Photos : Noam Chomsky - Peace Rally March 20 2004. http://thelastminute.typepad.com/

Noam Chomsky, une des principales voix de la gauche aux États-Unis, a donné en 1970 la conférence "Le gouvernement dans l’avenir", que publient maintenant, dans son intégralité, les éditions Anagrama. Dans cette conférence, donnée à New York, Chomsky s’interroge sur la possibilité de transformer la société face à ce qu’il a appelé "la barbarie contemporaine". Avec l’autorisation de l’éditeur, nous offrons à nos lecteurs une copie de ce texte en avant-première.

Pour terminer, permettez-moi de considérer les troisième et quatrième points de référence que j’ai mentionné au début : le bolchevisme - ou socialisme d’État - et le capitalisme d’État. Comme j’ai voulu le suggérer, ils ont des points communs et, par certains aspects très intéressants, ils diffèrent de l’idéal libéral classique et de son évolution ultérieure jusqu’à sa transformation en socialisme libertaire. Étant donné que je m’occupe de notre société, permettez-moi de faire quelques observations, assez élémentaires, au sujet du rôle de l’État, de son évolution probable et des suppositions idéologiques qui accompagnent ces phénomènes et, parfois, les dissimulent.

Pour commencer, nous pouvons distinguer deux systèmes de pouvoir : le politique et l’économique.

Le premier est constitué, en principe, par des représentants que le peuple élit pour qu’ils décident de la politique publique ; le second, en principe également, est un système de pouvoirs privés - un système d’empires privés - qui échappent au contrôle du peuple, excepté dans leurs aspects lointains et indirects dans lesquels même une noblesse féodale ou une dictature totalitaire doivent répondre à la volonté populaire.

Cette organisation de la société a diverses conséquences immédiates. La première est que, d’une manière très subtile, elle pousse une grande partie de la population, soumise à des décisions arbitraires venant d’en haut, à accepter l’autoritarisme. Et, à mon avis, cela a une effet très profond sur le caractère général de notre culture, qui se manifeste dans la croyance qu’il faut obéir aux ordres arbitraires et se plier aux décisions de l’autorité. Et, à mon avis également, un des faits les plus remarquables et passionnants de ces dernières années a été l’apparition de mouvements de jeunesse qui s’opposent à ces règles de conduite autoritaire et commencent même à les lézarder.

La seconde conséquence importante de cette organisation de la société est que le champ d’application des décisions soumises, en théorie du moins, au contrôle démocratique populaire est très réduit. Par exemple, en principe, en sont légalement exclues les institutions fondamentales de toute société industrielle évoluée, c’est-à -dire, les systèmes commercial, industriel et financier dans leur totalité.
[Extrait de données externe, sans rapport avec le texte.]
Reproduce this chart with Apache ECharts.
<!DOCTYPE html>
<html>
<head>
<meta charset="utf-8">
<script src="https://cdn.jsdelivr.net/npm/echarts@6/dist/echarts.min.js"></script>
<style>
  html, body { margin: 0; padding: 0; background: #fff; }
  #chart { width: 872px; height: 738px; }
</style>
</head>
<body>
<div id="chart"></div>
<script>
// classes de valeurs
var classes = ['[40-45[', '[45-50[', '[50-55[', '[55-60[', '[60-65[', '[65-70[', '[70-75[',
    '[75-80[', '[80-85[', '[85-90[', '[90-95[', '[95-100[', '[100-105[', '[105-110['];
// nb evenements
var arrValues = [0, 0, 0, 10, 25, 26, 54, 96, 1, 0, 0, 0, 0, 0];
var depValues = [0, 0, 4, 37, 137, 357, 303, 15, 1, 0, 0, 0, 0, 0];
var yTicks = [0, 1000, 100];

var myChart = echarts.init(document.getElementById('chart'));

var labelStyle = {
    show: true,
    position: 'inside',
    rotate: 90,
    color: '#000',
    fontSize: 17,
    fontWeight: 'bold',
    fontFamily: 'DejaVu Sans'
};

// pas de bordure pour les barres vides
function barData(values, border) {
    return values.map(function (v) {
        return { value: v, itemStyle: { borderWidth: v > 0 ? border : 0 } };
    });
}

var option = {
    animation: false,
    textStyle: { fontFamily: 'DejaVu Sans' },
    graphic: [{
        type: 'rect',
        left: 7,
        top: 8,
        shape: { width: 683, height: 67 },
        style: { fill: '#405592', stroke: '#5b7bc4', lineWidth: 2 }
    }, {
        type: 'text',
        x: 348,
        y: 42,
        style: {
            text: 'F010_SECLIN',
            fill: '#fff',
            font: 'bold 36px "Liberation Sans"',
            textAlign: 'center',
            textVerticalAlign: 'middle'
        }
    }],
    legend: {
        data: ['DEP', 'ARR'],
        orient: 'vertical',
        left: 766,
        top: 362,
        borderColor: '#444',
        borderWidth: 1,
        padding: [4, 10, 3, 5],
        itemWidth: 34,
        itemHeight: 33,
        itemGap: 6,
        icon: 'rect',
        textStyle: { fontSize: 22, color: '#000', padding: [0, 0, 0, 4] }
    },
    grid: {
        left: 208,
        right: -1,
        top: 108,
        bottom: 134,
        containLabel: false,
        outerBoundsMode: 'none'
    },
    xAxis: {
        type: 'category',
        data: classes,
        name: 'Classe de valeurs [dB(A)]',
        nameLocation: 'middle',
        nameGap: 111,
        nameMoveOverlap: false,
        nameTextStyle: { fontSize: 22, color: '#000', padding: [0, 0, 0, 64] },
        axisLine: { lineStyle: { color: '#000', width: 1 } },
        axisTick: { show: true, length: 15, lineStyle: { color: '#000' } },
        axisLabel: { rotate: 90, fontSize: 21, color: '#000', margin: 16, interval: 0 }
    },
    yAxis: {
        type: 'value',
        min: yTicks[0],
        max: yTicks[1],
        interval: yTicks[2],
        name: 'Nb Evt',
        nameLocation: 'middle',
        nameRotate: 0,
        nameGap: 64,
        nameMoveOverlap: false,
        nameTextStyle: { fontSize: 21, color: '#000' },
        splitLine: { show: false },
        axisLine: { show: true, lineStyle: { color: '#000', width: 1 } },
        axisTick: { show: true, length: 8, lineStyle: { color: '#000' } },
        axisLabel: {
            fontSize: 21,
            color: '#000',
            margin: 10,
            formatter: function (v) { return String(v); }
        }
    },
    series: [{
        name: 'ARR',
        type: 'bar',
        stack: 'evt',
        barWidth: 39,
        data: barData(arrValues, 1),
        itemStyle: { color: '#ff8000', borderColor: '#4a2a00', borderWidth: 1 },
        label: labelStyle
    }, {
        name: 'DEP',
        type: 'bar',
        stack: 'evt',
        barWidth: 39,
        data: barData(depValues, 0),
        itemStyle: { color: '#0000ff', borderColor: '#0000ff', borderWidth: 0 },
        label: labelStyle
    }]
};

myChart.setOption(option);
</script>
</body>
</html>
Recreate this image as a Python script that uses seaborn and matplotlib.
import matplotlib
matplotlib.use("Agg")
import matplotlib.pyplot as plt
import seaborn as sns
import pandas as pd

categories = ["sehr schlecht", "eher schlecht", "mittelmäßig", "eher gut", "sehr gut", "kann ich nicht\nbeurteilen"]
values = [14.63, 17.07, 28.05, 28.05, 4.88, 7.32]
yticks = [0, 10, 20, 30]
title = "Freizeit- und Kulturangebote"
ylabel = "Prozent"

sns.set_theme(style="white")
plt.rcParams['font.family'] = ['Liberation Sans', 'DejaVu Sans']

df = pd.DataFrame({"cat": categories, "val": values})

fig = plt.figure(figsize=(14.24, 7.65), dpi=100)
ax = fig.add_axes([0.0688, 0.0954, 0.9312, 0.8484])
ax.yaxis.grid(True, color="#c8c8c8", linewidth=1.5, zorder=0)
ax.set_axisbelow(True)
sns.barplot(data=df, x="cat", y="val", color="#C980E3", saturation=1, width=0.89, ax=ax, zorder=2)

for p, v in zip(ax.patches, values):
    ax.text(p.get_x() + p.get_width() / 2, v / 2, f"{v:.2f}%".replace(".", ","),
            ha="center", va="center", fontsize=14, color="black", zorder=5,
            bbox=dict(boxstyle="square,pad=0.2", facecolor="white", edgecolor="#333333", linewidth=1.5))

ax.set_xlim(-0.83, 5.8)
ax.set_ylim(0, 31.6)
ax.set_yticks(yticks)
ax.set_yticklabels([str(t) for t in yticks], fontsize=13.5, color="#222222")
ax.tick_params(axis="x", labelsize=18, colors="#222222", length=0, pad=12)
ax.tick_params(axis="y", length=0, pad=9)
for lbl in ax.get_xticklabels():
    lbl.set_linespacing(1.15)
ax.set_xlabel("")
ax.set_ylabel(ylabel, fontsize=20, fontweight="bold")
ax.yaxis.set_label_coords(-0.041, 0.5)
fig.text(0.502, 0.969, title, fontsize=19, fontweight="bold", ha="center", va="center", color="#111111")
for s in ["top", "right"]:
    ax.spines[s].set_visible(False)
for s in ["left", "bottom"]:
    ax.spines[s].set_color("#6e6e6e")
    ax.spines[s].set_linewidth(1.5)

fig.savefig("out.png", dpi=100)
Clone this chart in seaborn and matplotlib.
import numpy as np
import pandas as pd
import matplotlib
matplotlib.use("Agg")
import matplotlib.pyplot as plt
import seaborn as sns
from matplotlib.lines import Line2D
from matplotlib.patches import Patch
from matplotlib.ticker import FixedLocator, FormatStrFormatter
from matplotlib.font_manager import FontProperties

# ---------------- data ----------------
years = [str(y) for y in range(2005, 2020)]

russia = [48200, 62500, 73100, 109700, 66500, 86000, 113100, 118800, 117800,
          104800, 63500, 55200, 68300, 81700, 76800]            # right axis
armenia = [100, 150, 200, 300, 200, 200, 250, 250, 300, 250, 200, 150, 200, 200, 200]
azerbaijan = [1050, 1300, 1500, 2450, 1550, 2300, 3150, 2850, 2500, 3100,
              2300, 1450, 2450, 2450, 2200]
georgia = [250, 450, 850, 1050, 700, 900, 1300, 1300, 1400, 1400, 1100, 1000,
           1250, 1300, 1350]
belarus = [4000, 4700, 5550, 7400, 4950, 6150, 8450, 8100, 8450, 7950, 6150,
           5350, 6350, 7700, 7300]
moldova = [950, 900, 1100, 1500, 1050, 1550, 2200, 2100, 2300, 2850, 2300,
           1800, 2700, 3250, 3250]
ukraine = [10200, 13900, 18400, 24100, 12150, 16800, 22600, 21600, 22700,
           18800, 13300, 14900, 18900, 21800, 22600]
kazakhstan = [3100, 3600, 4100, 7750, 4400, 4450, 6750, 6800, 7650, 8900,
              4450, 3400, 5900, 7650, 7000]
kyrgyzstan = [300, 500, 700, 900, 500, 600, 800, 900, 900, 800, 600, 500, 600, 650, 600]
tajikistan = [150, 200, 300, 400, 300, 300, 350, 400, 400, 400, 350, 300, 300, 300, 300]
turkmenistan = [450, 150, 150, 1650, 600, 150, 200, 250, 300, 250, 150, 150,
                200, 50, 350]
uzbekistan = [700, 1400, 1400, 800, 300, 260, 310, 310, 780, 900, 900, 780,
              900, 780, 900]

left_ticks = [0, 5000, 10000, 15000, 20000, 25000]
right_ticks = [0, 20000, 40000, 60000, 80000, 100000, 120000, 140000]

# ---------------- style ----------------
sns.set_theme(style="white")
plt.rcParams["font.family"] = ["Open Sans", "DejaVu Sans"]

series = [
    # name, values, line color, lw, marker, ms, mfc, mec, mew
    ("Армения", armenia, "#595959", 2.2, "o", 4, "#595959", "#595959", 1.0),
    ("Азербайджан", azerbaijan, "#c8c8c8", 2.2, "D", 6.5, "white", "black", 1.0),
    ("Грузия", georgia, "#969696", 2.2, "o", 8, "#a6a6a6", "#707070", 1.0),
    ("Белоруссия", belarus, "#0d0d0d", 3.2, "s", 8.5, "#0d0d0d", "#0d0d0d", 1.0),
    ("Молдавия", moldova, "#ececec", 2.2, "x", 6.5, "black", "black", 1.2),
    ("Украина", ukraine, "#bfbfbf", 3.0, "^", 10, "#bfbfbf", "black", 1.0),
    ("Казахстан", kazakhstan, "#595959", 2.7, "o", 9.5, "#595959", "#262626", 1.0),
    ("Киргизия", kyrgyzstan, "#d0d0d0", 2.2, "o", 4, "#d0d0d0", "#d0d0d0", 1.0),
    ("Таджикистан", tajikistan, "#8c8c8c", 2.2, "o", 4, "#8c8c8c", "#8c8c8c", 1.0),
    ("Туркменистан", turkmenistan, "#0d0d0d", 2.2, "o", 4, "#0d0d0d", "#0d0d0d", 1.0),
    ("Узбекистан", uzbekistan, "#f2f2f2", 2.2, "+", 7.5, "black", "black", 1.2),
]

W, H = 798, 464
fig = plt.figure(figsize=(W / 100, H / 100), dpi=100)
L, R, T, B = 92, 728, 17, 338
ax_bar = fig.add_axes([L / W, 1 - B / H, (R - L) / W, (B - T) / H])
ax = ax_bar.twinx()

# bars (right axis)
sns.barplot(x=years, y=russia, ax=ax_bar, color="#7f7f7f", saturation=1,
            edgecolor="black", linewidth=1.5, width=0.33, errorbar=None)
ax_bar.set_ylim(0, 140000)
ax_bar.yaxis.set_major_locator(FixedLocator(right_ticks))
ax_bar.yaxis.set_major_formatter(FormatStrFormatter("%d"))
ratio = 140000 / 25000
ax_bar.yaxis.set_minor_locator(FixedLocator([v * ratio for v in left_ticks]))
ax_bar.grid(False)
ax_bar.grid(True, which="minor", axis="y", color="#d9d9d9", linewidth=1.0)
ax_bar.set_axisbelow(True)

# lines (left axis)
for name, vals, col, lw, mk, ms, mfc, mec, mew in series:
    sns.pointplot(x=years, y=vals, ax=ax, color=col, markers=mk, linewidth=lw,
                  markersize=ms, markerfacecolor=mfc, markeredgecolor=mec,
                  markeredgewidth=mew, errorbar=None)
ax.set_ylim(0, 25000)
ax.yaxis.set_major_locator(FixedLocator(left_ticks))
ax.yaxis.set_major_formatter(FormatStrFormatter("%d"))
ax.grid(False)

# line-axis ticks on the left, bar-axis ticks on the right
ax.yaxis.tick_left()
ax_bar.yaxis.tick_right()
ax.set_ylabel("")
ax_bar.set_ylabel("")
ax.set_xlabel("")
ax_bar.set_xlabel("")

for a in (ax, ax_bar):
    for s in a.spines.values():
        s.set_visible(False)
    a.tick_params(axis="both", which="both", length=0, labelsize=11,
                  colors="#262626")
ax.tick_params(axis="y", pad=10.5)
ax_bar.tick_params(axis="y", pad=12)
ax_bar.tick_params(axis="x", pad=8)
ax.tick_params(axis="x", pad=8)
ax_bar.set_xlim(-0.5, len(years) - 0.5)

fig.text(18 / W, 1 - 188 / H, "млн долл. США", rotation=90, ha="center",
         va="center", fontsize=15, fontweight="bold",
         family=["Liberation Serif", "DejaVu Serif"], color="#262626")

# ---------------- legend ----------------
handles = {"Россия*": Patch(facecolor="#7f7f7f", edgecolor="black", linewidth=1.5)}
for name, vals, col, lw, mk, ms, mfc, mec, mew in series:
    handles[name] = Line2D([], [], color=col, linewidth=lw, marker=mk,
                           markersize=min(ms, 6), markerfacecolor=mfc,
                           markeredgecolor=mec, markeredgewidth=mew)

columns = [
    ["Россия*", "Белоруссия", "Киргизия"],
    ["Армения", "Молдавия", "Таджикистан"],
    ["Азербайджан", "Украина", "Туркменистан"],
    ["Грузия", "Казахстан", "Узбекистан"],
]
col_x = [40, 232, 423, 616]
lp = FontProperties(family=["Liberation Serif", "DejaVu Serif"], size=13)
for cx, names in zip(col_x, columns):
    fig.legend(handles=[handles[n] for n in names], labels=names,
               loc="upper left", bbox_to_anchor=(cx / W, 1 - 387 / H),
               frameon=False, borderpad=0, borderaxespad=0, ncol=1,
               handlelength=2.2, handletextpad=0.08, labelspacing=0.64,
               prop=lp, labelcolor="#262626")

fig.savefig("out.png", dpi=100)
Et la troisième conséquence importante est que, même au sein du domaine réduit des questions qui font, en principe, l’objet de décisions prises démocratiquement, les centres privés de pouvoir peuvent exercer, comme nous le savons bien, une influence démesurée en utilisant des méthodes aussi évidentes que le contrôle des moyens de communication ou des organisations politiques, ou, d’une manière plus simple et directe, par le simple fait que, habituellement, les personnalités les plus fortes du système parlementaire en viennent. L’étude récemment menée par Richard Barnet au sujet des quatre cents personnes qui ont décidé des politiques du système national de sécurité des États-Unis depuis la fin de la Seconde Guerre mondiale démontre que la majeure partie d’entre elles "viennent des bureaux des hauts dirigeants ou des cabinets d’avocats situés dans quinze bâtiments - si proches les uns des autres que ces personnes auraient pu s’appeler en criant - répartis entre New York, Washington, Detroit, Chicago et Boston". Et toutes les autres études à ce sujet arrivent aux mêmes conclusions.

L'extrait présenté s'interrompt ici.